[start]

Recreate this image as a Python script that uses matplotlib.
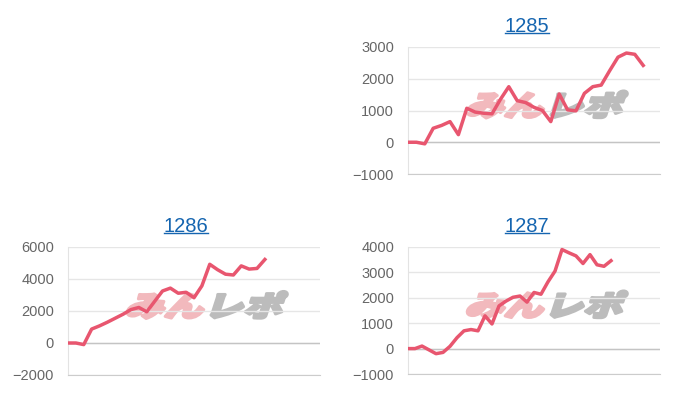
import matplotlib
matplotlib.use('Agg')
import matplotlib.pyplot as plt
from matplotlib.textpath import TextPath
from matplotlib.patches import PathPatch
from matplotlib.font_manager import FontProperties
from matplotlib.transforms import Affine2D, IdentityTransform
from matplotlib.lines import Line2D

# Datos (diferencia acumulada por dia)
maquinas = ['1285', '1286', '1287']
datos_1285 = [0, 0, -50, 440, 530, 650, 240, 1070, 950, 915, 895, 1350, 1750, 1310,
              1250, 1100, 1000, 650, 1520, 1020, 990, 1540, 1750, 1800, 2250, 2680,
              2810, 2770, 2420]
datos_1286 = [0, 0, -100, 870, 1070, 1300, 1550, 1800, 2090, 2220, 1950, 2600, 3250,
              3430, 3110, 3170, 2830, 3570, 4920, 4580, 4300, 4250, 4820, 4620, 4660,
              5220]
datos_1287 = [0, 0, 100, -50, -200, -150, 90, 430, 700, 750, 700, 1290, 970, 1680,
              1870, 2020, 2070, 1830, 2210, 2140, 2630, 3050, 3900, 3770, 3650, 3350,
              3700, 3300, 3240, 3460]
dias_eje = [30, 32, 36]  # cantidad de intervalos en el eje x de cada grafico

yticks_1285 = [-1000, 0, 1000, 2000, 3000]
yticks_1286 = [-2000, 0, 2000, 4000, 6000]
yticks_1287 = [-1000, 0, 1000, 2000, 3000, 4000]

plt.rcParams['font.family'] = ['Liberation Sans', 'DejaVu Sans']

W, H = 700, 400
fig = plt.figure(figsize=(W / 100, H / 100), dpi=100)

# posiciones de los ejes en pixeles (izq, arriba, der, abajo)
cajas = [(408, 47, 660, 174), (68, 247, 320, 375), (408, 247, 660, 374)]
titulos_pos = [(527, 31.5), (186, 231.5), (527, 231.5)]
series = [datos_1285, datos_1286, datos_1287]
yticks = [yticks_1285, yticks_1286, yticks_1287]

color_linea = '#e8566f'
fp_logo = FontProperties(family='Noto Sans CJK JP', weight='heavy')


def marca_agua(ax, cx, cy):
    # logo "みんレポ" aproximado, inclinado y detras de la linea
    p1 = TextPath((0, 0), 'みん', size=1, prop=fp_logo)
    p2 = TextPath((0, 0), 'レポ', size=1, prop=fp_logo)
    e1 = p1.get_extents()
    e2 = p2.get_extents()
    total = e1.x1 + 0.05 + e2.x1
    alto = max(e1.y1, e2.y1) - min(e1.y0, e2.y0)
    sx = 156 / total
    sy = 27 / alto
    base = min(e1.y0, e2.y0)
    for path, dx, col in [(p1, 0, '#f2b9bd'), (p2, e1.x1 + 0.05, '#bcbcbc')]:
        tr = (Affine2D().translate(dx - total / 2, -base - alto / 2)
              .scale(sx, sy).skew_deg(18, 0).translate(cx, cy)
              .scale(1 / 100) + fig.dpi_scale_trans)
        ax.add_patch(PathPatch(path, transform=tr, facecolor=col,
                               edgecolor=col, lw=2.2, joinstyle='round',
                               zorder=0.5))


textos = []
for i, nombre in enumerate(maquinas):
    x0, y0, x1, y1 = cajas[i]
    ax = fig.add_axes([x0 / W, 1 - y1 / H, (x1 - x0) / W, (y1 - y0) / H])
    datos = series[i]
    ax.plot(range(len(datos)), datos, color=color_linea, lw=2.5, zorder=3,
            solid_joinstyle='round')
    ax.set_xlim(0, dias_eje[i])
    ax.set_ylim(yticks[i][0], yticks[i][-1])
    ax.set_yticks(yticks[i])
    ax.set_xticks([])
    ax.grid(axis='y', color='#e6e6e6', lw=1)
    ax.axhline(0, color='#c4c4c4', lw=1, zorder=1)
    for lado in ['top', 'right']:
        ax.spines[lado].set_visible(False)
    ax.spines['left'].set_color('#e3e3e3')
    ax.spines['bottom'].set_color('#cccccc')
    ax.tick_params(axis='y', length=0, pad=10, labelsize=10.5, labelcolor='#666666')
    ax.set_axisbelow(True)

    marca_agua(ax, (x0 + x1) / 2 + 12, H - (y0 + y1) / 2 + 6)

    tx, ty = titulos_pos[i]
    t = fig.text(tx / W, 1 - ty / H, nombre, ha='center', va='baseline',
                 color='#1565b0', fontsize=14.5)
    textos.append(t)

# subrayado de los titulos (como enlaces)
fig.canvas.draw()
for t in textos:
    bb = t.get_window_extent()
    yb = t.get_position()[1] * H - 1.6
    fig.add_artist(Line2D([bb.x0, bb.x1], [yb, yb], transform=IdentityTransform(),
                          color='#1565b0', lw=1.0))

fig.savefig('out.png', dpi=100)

[end]

*AIM OF THE TASK:* Reproduce every line exactly and omit all pictures.

*RESULT FOR THIS TASK:*
Recreate this image as a Python script that uses matplotlib.
import matplotlib
matplotlib.use('Agg')
import matplotlib.pyplot as plt
from matplotlib.textpath import TextPath
from matplotlib.patches import PathPatch
from matplotlib.font_manager import FontProperties
from matplotlib.transforms import Affine2D, IdentityTransform
from matplotlib.lines import Line2D

# Datos (diferencia acumulada por dia)
maquinas = ['1285', '1286', '1287']
datos_1285 = [0, 0, -50, 440, 530, 650, 240, 1070, 950, 915, 895, 1350, 1750, 1310,
              1250, 1100, 1000, 650, 1520, 1020, 990, 1540, 1750, 1800, 2250, 2680,
              2810, 2770, 2420]
datos_1286 = [0, 0, -100, 870, 1070, 1300, 1550, 1800, 2090, 2220, 1950, 2600, 3250,
              3430, 3110, 3170, 2830, 3570, 4920, 4580, 4300, 4250, 4820, 4620, 4660,
              5220]
datos_1287 = [0, 0, 100, -50, -200, -150, 90, 430, 700, 750, 700, 1290, 970, 1680,
              1870, 2020, 2070, 1830, 2210, 2140, 2630, 3050, 3900, 3770, 3650, 3350,
              3700, 3300, 3240, 3460]
dias_eje = [30, 32, 36]  # cantidad de intervalos en el eje x de cada grafico

yticks_1285 = [-1000, 0, 1000, 2000, 3000]
yticks_1286 = [-2000, 0, 2000, 4000, 6000]
yticks_1287 = [-1000, 0, 1000, 2000, 3000, 4000]

plt.rcParams['font.family'] = ['Liberation Sans', 'DejaVu Sans']

W, H = 700, 400
fig = plt.figure(figsize=(W / 100, H / 100), dpi=100)

# posiciones de los ejes en pixeles (izq, arriba, der, abajo)
cajas = [(408, 47, 660, 174), (68, 247, 320, 375), (408, 247, 660, 374)]
titulos_pos = [(527, 31.5), (186, 231.5), (527, 231.5)]
series = [datos_1285, datos_1286, datos_1287]
yticks = [yticks_1285, yticks_1286, yticks_1287]

color_linea = '#e8566f'
fp_logo = FontProperties(family='Noto Sans CJK JP', weight='heavy')


def marca_agua(ax, cx, cy):
    # logo "みんレポ" aproximado, inclinado y detras de la linea
    p1 = TextPath((0, 0), 'みん', size=1, prop=fp_logo)
    p2 = TextPath((0, 0), 'レポ', size=1, prop=fp_logo)
    e1 = p1.get_extents()
    e2 = p2.get_extents()
    total = e1.x1 + 0.05 + e2.x1
    alto = max(e1.y1, e2.y1) - min(e1.y0, e2.y0)
    sx = 156 / total
    sy = 27 / alto
    base = min(e1.y0, e2.y0)
    for path, dx, col in [(p1, 0, '#f2b9bd'), (p2, e1.x1 + 0.05, '#bcbcbc')]:
        tr = (Affine2D().translate(dx - total / 2, -base - alto / 2)
              .scale(sx, sy).skew_deg(18, 0).translate(cx, cy)
              .scale(1 / 100) + fig.dpi_scale_trans)
        ax.add_patch(PathPatch(path, transform=tr, facecolor=col,
                               edgecolor=col, lw=2.2, joinstyle='round',
                               zorder=0.5))


textos = []
for i, nombre in enumerate(maquinas):
    x0, y0, x1, y1 = cajas[i]
    ax = fig.add_axes([x0 / W, 1 - y1 / H, (x1 - x0) / W, (y1 - y0) / H])
    datos = series[i]
    ax.plot(range(len(datos)), datos, color=color_linea, lw=2.5, zorder=3,
            solid_joinstyle='round')
    ax.set_xlim(0, dias_eje[i])
    ax.set_ylim(yticks[i][0], yticks[i][-1])
    ax.set_yticks(yticks[i])
    ax.set_xticks([])
    ax.grid(axis='y', color='#e6e6e6', lw=1)
    ax.axhline(0, color='#c4c4c4', lw=1, zorder=1)
    for lado in ['top', 'right']:
        ax.spines[lado].set_visible(False)
    ax.spines['left'].set_color('#e3e3e3')
    ax.spines['bottom'].set_color('#cccccc')
    ax.tick_params(axis='y', length=0, pad=10, labelsize=10.5, labelcolor='#666666')
    ax.set_axisbelow(True)

    marca_agua(ax, (x0 + x1) / 2 + 12, H - (y0 + y1) / 2 + 6)

    tx, ty = titulos_pos[i]
    t = fig.text(tx / W, 1 - ty / H, nombre, ha='center', va='baseline',
                 color='#1565b0', fontsize=14.5)
    textos.append(t)

# subrayado de los titulos (como enlaces)
fig.canvas.draw()
for t in textos:
    bb = t.get_window_extent()
    yb = t.get_position()[1] * H - 1.6
    fig.add_artist(Line2D([bb.x0, bb.x1], [yb, yb], transform=IdentityTransform(),
                          color='#1565b0', lw=1.0))

fig.savefig('out.png', dpi=100)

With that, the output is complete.